[Written exercise]: Restate each line word for word. Leave out every picture.
####################
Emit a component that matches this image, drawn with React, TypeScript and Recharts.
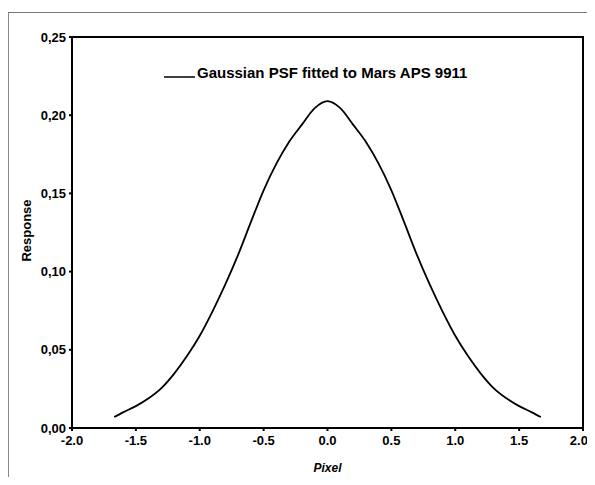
import { LineChart, Line, XAxis, YAxis, ReferenceArea } from 'recharts'

// values
const pixel = [
  -1.67, -1.6, -1.5, -1.4, -1.3, -1.2, -1.1, -1.0, -0.9, -0.8, -0.7, -0.6, -0.5, -0.4, -0.3, -0.2, -0.1,
  0.0,
  0.1, 0.2, 0.3, 0.4, 0.5, 0.6, 0.7, 0.8, 0.9, 1.0, 1.1, 1.2, 1.3, 1.4, 1.5, 1.6, 1.67,
]
const response = [
  0.007, 0.010, 0.014, 0.019, 0.0255, 0.0348, 0.046, 0.059, 0.0746, 0.0918, 0.1107, 0.1316, 0.152, 0.169, 0.183, 0.194, 0.2045,
  0.209,
  0.2045, 0.194, 0.183, 0.169, 0.152, 0.1316, 0.1107, 0.0918, 0.0746, 0.059, 0.046, 0.0348, 0.0255, 0.019, 0.014, 0.010, 0.007,
]
const xTicks = [-2.0, -1.5, -1.0, -0.5, 0.0, 0.5, 1.0, 1.5, 2.0]
const yTicks = [0.0, 0.05, 0.1, 0.15, 0.2, 0.25]
const seriesName = 'Gaussian PSF fitted to Mars APS 9911'

const data = pixel.map((p, i) => ({ pixel: p, response: response[i] }))

const font = 'Arial, "Liberation Sans", Helvetica, sans-serif'

const tickStyle = { fontFamily: font, fontSize: 13, fontWeight: 700, fill: '#000' }

const LegendBox = () => (
  <div style={{
    position: 'absolute', left: 156, top: 56,
    display: 'flex', alignItems: 'center', fontFamily: font, fontSize: 15, fontWeight: 700, color: '#000',
  }}>
    <svg width={32} height={17}>
      <line x1={0} y1={13} x2={31} y2={13} stroke='#000' strokeWidth={1.5} />
    </svg>
    <span style={{ marginLeft: 1, whiteSpace: 'nowrap' }}>{seriesName}</span>
  </div>
)

const App = () => {
  return (
    <div style={{ position: 'relative', width: 579, height: 469 }}>
      <style>{'html { overflow: hidden; } .recharts-wrapper, .recharts-surface { overflow: visible !important; }'}</style>
      <div style={{
        position: 'absolute', left: 0, top: 4, width: 587, height: 473,
        borderTop: '1px solid #777', borderLeft: '1px solid #888',
      }} />
      <LineChart
        width={579}
        height={469}
        data={data}
        margin={{ top: 29, right: 4, bottom: 0, left: 0 }}
      >
        <ReferenceArea x1={-2} x2={2} y1={0} y2={0.25} fill='none' stroke='#000' strokeWidth={2} />
        <XAxis
          dataKey='pixel'
          type='number'
          domain={[-2, 2]}
          ticks={xTicks}
          tickFormatter={(v) => v.toFixed(1)}
          tick={tickStyle}
          tickSize={3}
          tickMargin={5}
          stroke='#000'
          strokeWidth={2}
          height={49}
          label={(props: any) => {
            const vb = props.viewBox
            return (
              <text x={vb.x + vb.width / 2} y={464} textAnchor='middle'
                style={{ fontFamily: font, fontSize: 12, fontWeight: 700, fontStyle: 'italic' }}>Pixel</text>
            )
          }}
        />
        <YAxis
          type='number'
          domain={[0, 0.25]}
          ticks={yTicks}
          tickFormatter={(v) => v.toFixed(2).replace('.', ',')}
          tick={tickStyle}
          tickSize={3}
          tickMargin={3}
          stroke='#000'
          strokeWidth={2}
          width={64}
          label={(props: any) => {
            const vb = props.viewBox
            const cy = vb.y + vb.height / 2 - 2
            return (
              <text x={23} y={cy} transform={`rotate(-90, 23, ${cy})`} textAnchor='middle'
                style={{ fontFamily: font, fontSize: 13, fontWeight: 700 }}>Response</text>
            )
          }}
        />
        <Line
          type='monotone'
          dataKey='response'
          name={seriesName}
          stroke='#000'
          strokeWidth={1.8}
          dot={false}
          isAnimationActive={false}
        />
      </LineChart>
      <LegendBox />
    </div>
  )
}

export default App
####################
[Exercise result]:
Emit a component that matches this image, drawn with React, TypeScript and Recharts.
import { LineChart, Line, XAxis, YAxis, ReferenceArea } from 'recharts'

// values
const pixel = [
  -1.67, -1.6, -1.5, -1.4, -1.3, -1.2, -1.1, -1.0, -0.9, -0.8, -0.7, -0.6, -0.5, -0.4, -0.3, -0.2, -0.1,
  0.0,
  0.1, 0.2, 0.3, 0.4, 0.5, 0.6, 0.7, 0.8, 0.9, 1.0, 1.1, 1.2, 1.3, 1.4, 1.5, 1.6, 1.67,
]
const response = [
  0.007, 0.010, 0.014, 0.019, 0.0255, 0.0348, 0.046, 0.059, 0.0746, 0.0918, 0.1107, 0.1316, 0.152, 0.169, 0.183, 0.194, 0.2045,
  0.209,
  0.2045, 0.194, 0.183, 0.169, 0.152, 0.1316, 0.1107, 0.0918, 0.0746, 0.059, 0.046, 0.0348, 0.0255, 0.019, 0.014, 0.010, 0.007,
]
const xTicks = [-2.0, -1.5, -1.0, -0.5, 0.0, 0.5, 1.0, 1.5, 2.0]
const yTicks = [0.0, 0.05, 0.1, 0.15, 0.2, 0.25]
const seriesName = 'Gaussian PSF fitted to Mars APS 9911'

const data = pixel.map((p, i) => ({ pixel: p, response: response[i] }))

const font = 'Arial, "Liberation Sans", Helvetica, sans-serif'

const tickStyle = { fontFamily: font, fontSize: 13, fontWeight: 700, fill: '#000' }

const LegendBox = () => (
  <div style={{
    position: 'absolute', left: 156, top: 56,
    display: 'flex', alignItems: 'center', fontFamily: font, fontSize: 15, fontWeight: 700, color: '#000',
  }}>
    <svg width={32} height={17}>
      <line x1={0} y1={13} x2={31} y2={13} stroke='#000' strokeWidth={1.5} />
    </svg>
    <span style={{ marginLeft: 1, whiteSpace: 'nowrap' }}>{seriesName}</span>
  </div>
)

const App = () => {
  return (
    <div style={{ position: 'relative', width: 579, height: 469 }}>
      <style>{'html { overflow: hidden; } .recharts-wrapper, .recharts-surface { overflow: visible !important; }'}</style>
      <div style={{
        position: 'absolute', left: 0, top: 4, width: 587, height: 473,
        borderTop: '1px solid #777', borderLeft: '1px solid #888',
      }} />
      <LineChart
        width={579}
        height={469}
        data={data}
        margin={{ top: 29, right: 4, bottom: 0, left: 0 }}
      >
        <ReferenceArea x1={-2} x2={2} y1={0} y2={0.25} fill='none' stroke='#000' strokeWidth={2} />
        <XAxis
          dataKey='pixel'
          type='number'
          domain={[-2, 2]}
          ticks={xTicks}
          tickFormatter={(v) => v.toFixed(1)}
          tick={tickStyle}
          tickSize={3}
          tickMargin={5}
          stroke='#000'
          strokeWidth={2}
          height={49}
          label={(props: any) => {
            const vb = props.viewBox
            return (
              <text x={vb.x + vb.width / 2} y={464} textAnchor='middle'
                style={{ fontFamily: font, fontSize: 12, fontWeight: 700, fontStyle: 'italic' }}>Pixel</text>
            )
          }}
        />
        <YAxis
          type='number'
          domain={[0, 0.25]}
          ticks={yTicks}
          tickFormatter={(v) => v.toFixed(2).replace('.', ',')}
          tick={tickStyle}
          tickSize={3}
          tickMargin={3}
          stroke='#000'
          strokeWidth={2}
          width={64}
          label={(props: any) => {
            const vb = props.viewBox
            const cy = vb.y + vb.height / 2 - 2
            return (
              <text x={23} y={cy} transform={`rotate(-90, 23, ${cy})`} textAnchor='middle'
                style={{ fontFamily: font, fontSize: 13, fontWeight: 700 }}>Response</text>
            )
          }}
        />
        <Line
          type='monotone'
          dataKey='response'
          name={seriesName}
          stroke='#000'
          strokeWidth={1.8}
          dot={false}
          isAnimationActive={false}
        />
      </LineChart>
      <LegendBox />
    </div>
  )
}

export default App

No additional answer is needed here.